Chapman recorded his first album with UFO – No Place to Run – with ex-Beatles producer George Martin. It was released in January 1980. UFO undertook a tour to promote it, culminating in a five-night sell-out at London's Hammersmith Odeon.

Chapman remained in UFO until 1983 and played on another three albums: The Wild, the Willing and the Innocent (1981), Mechanix (1982), and Making Contact. In 1983, after numerous line-up changes, UFO decided to call it a day and undertook a farewell tour (although they reformed in 1984). The posthumous compilation album Headstone incorporated songs by the members' other bands. Chapman was represented by a Lone Star song. The album was completed with several songs from the farewell tour.

== Post UFO ==
After the tour, Chapman went to Florida, United States, to form a new band DOA fronted by lead singers Ray Williams, Dave Edwards, Bass player Steve Chikitus, guitarists Jon Smyth, Robert Journey and Drummer Paul Baron. Paul's Florida band DOA was later renamed Madman, which toured with Ted Nugent in the United States. He later hooked up with former UFO band member Pete Way in Waysted and recorded the albums The Good the Bad the Waysted and Save Your Prayers. After this, Chapman founded Ghost in 1993, fronted by another Welshman, Carl Sentance.

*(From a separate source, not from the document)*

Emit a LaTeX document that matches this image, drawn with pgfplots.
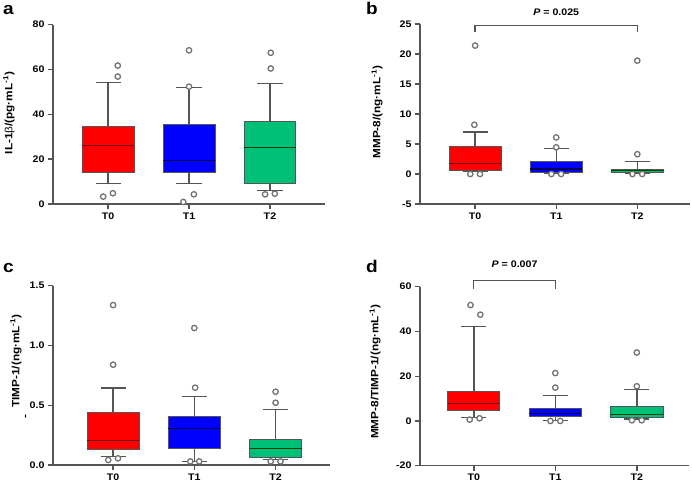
\documentclass[border=0pt]{standalone}
\usepackage{fontspec}
\setmainfont[FakeStretch=1.12]{Liberation Sans}
\usepackage{pgfplots}
\pgfplotsset{compat=1.18}
\usepgfplotslibrary{statistics}

\definecolor{bred}{RGB}{255,0,0}
\definecolor{bblue}{RGB}{0,0,255}
\definecolor{bgreen}{RGB}{0,192,120}
\definecolor{axgray}{RGB}{85,85,85}
\definecolor{outgray}{RGB}{115,115,115}

\pgfplotsset{
  panel/.style={
    scale only axis,
    axis x line*=bottom, axis y line*=left,
    axis line style={-,axgray,line width=1.4pt},
    tick style={axgray,line width=1.4pt},
    tick align=outside, major tick length=5pt,
    xtick={0,1,2}, xticklabels={T0,T1,T2},
    ticklabel style={font=\bfseries\fontsize{9.5}{11}\selectfont},
    /pgf/number format/assume math mode=true,
    ylabel style={font=\bfseries\fontsize{10.5}{12}\selectfont,anchor=center},
    clip=false,
  },
  bx/.style={boxplot prepared={#1}, line width=0.8pt, draw=axgray,
    boxplot/draw direction=y,
    boxplot/box extend=0.64, boxplot/whisker extend=0.31,
    boxplot/every whisker/.style={axgray,line width=1.4pt},
    boxplot/every median/.style={line width=1.1pt}},
  outl/.style={only marks, mark=*, mark size=2.7pt,
    mark options={fill=white,draw=outgray,line width=1.3pt}},
}

\begin{document}
\begin{tikzpicture}
\useasboundingbox (0,0) rectangle (692pt,488pt);

% panel a
\begin{axis}[panel, at={(53pt,284pt)}, anchor=south west, width=272pt, height=179.5pt,
  xmin=-0.68, xmax=2.68, ymin=0, ymax=80, ytick={0,20,40,60,80},
  ylabel={IL-1{\mdseries β}/(pg·mL\textsuperscript{-1})},
  ylabel style={at={(axis description cs:-0.162,0.507)}}]
\addplot[bx={draw position=0,lower whisker=9.2,lower quartile=14.3,median=25.9,upper quartile=34.5,upper whisker=54.1}, fill=bred, boxplot/every median/.append style={red!45!black}] table[row sep=\\,y index=0] {\\};
\addplot[bx={draw position=1,lower whisker=9.1,lower quartile=14.1,median=19.5,upper quartile=35.5,upper whisker=51.9}, fill=bblue, boxplot/every median/.append style={blue!30!black}] table[row sep=\\,y index=0] {\\};
\addplot[bx={draw position=2,lower whisker=5.9,lower quartile=9.2,median=25.1,upper quartile=36.6,upper whisker=53.8}, fill=bgreen, boxplot/every median/.append style={green!25!black}] table[row sep=\\,y index=0] {\\};
\addplot[outl] coordinates {(0.12,61.7) (0.12,56.8) (-0.06,3.3) (0.06,4.8)
  (1,68.5) (1,52.3) (0.93,0.9) (1.06,4.3)
  (2.01,67.4) (2.01,60.4) (1.94,4.3) (2.06,4.6)};
\end{axis}

% panel b
\begin{axis}[panel, at={(420pt,284pt)}, anchor=south west, width=270pt, height=180pt,
  xmin=-0.68, xmax=2.65, ymin=-5, ymax=25, ytick={-5,0,5,10,15,20,25},
  ylabel={MMP-8/(ng·mL\textsuperscript{-1})},
  ylabel style={at={(axis description cs:-0.159,0.51)}}]
\addplot[bx={draw position=0,lower whisker=0.5,lower quartile=0.67,median=1.78,upper quartile=4.56,upper whisker=7.0}, fill=bred, boxplot/every median/.append style={red!45!black}] table[row sep=\\,y index=0] {\\};
\addplot[bx={draw position=1,lower whisker=0.1,lower quartile=0.2,median=0.83,upper quartile=2.17,upper whisker=4.3}, fill=bblue, boxplot/every median/.append style={blue!30!black}] table[row sep=\\,y index=0] {\\};
\addplot[bx={draw position=2,lower whisker=0.2,lower quartile=0.28,median=0.56,upper quartile=0.72,upper whisker=2.06}, fill=bgreen, boxplot/every median/.append style={green!25!black}] table[row sep=\\,y index=0] {\\};
\addplot[outl] coordinates {(0,21.4) (-0.01,8.2) (-0.06,0) (0.06,0)
  (1,6.1) (1,4.45) (0.94,0) (1.06,0)
  (2,18.9) (2,3.3) (1.94,0) (2.06,0)};
\draw[axgray,line width=1.3pt] (axis cs:0,23.6) -- (axis cs:0,24.7) -- (axis cs:2,24.7) -- (axis cs:2,23.6);
\node[font=\bfseries\fontsize{9.5}{11}\selectfont] at (axis cs:1,26.9) {\textit{P} = 0.025};
\end{axis}

% panel c
\begin{axis}[panel, at={(53pt,23pt)}, anchor=south west, width=277pt, height=179.3pt,
  xmin=-0.74, xmax=2.67, ymin=0, ymax=1.5, ytick={0,0.5,1,1.5},
  yticklabel style={/pgf/number format/.cd,fixed,fixed zerofill,precision=1},
  ylabel={TIMP-1/(ng·mL\textsuperscript{-1})},
  ylabel style={at={(axis description cs:-0.134,0.58)}}]
\addplot[bx={draw position=0,lower whisker=0.07,lower quartile=0.134,median=0.204,upper quartile=0.443,upper whisker=0.644}, fill=bred, boxplot/every median/.append style={red!45!black}] table[row sep=\\,y index=0] {\\};
\addplot[bx={draw position=1,lower whisker=0.03,lower quartile=0.137,median=0.304,upper quartile=0.404,upper whisker=0.574}, fill=bblue, boxplot/every median/.append style={blue!30!black}] table[row sep=\\,y index=0] {\\};
\addplot[bx={draw position=2,lower whisker=0.047,lower quartile=0.064,median=0.137,upper quartile=0.212,upper whisker=0.463}, fill=bgreen, boxplot/every median/.append style={green!25!black}] table[row sep=\\,y index=0] {\\};
\addplot[outl] coordinates {(0,1.338) (0,0.839) (-0.06,0.042) (0.06,0.056)
  (1,1.146) (1.01,0.647) (0.95,0.03) (1.06,0.03)
  (2,0.613) (2,0.521) (1.94,0.03) (2.06,0.03)};
\node[font=\bfseries\fontsize{10.5}{12}\selectfont,rotate=90] at (axis description cs:-0.095,0.27) {-};
\end{axis}

% panel d
\begin{axis}[panel, at={(420pt,22.3pt)}, anchor=south west, width=269pt, height=179pt,
  xmin=-0.66, xmax=2.64, ymin=-20, ymax=60, ytick={-20,0,20,40,60},
  ylabel={MMP-8/TIMP-1/(ng·mL\textsuperscript{-1})},
  ylabel style={at={(axis description cs:-0.167,0.526)}}]
\addplot[bx={draw position=0,lower whisker=1.5,lower quartile=4.7,median=7.9,upper quartile=13.4,upper whisker=42.3}, fill=bred, boxplot/every median/.append style={red!45!black}] table[row sep=\\,y index=0] {\\};
\addplot[bx={draw position=1,lower whisker=0.3,lower quartile=1.9,median=3.2,upper quartile=5.8,upper whisker=11.3}, fill=bblue, boxplot/every median/.append style={blue!30!black}] table[row sep=\\,y index=0] {\\};
\addplot[bx={draw position=2,lower whisker=0.8,lower quartile=1.8,median=2.9,upper quartile=6.5,upper whisker=14.0}, fill=bgreen, boxplot/every median/.append style={green!25!black}] table[row sep=\\,y index=0] {\\};
\addplot[outl] coordinates {(-0.04,51.8) (0.08,47.5) (-0.05,0.6) (0.07,1.2)
  (1,21.4) (1,14.9) (0.94,0) (1.06,0)
  (2,30.6) (2,15.5) (1.94,0.3) (2.06,0.3)};
\draw[axgray,line width=1.3pt] (axis cs:0,59) -- (axis cs:0,62.7) -- (axis cs:1,62.7) -- (axis cs:1,59);
\node[font=\bfseries\fontsize{9.5}{11}\selectfont] at (axis cs:0.5,69.9) {\textit{P} = 0.007};
\end{axis}

\node[anchor=base west,font=\bfseries\fontsize{17}{20}\selectfont,inner sep=0] at (3pt,473pt) {a};
\node[anchor=base west,font=\bfseries\fontsize{17}{20}\selectfont,inner sep=0] at (366pt,473pt) {b};
\node[anchor=base west,font=\bfseries\fontsize{17}{20}\selectfont,inner sep=0] at (3pt,216pt) {c};
\node[anchor=base west,font=\bfseries\fontsize{17}{20}\selectfont,inner sep=0] at (366pt,216pt) {d};
\end{tikzpicture}
\end{document}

In 1993, Chapman was lined up as the guitarist for a reformed UFO, but Michael Schenker was employed instead.

Chapman released an album, Anthology Volume One, on his own Paul Chapman Enterprises label, which covered his career from Lone Star through to Ghost. A solo instrumental track, "The Bells of Berlin" appeared as part of the December 2000 archive Waysted collection Your Prayers Are Saved.

He played on a Nazareth tribute album released in 2001, Another Hair of the Dog, on two tracks, "This Flight Tonight" and "Let Me Be Your Dog".

His next appearance was in late 2002, when he guested with former Virgin Steele guitarist Jack Starr's new band project, Jack Starr and the Guardians of the Flame, for the February 2003 album, Under A Savage Sky. Following this, Chapman and Pete Way reformed Waysted along with original singer Fin. After completing a new album, Chapman resigned from the band in November 2004.

Chapman also went on to form a new band, PCP (Paul Chapman Project), along with a book he has been writing titled "Tonka Tales".

Chapman gave music lessons from his own studio in Palm Bay, Florida. In May 2006, he announced he was planning to re-record classic UFO songs. He enlisted the help of Robin McAuley, who sang on versions of "No Place To Run", "Wild, Willing & Innocent" and "The Writer" cut at Garudio Studios in Palm Bay.

In July 2006, Chapman joined the American southern rock band Gator Country, a collection of Molly Hatchet veterans.

In 2015, Chapman went out for a 10-week US tour with the Swedish/Canadian band Killer Bee, and he also recorded on their album Eye in the Sky.

Prior to his death, Chapman taught music one-on-one at his studio in downtown Melbourne, Florida.

== Personal life and death ==
Chapman died of a heart attack on his 66th birthday on 9 June 2020. He left sons, a daughter, nine grandsons and two granddaughters. He was a cousin of fellow South-Wales musician Dave Edmunds.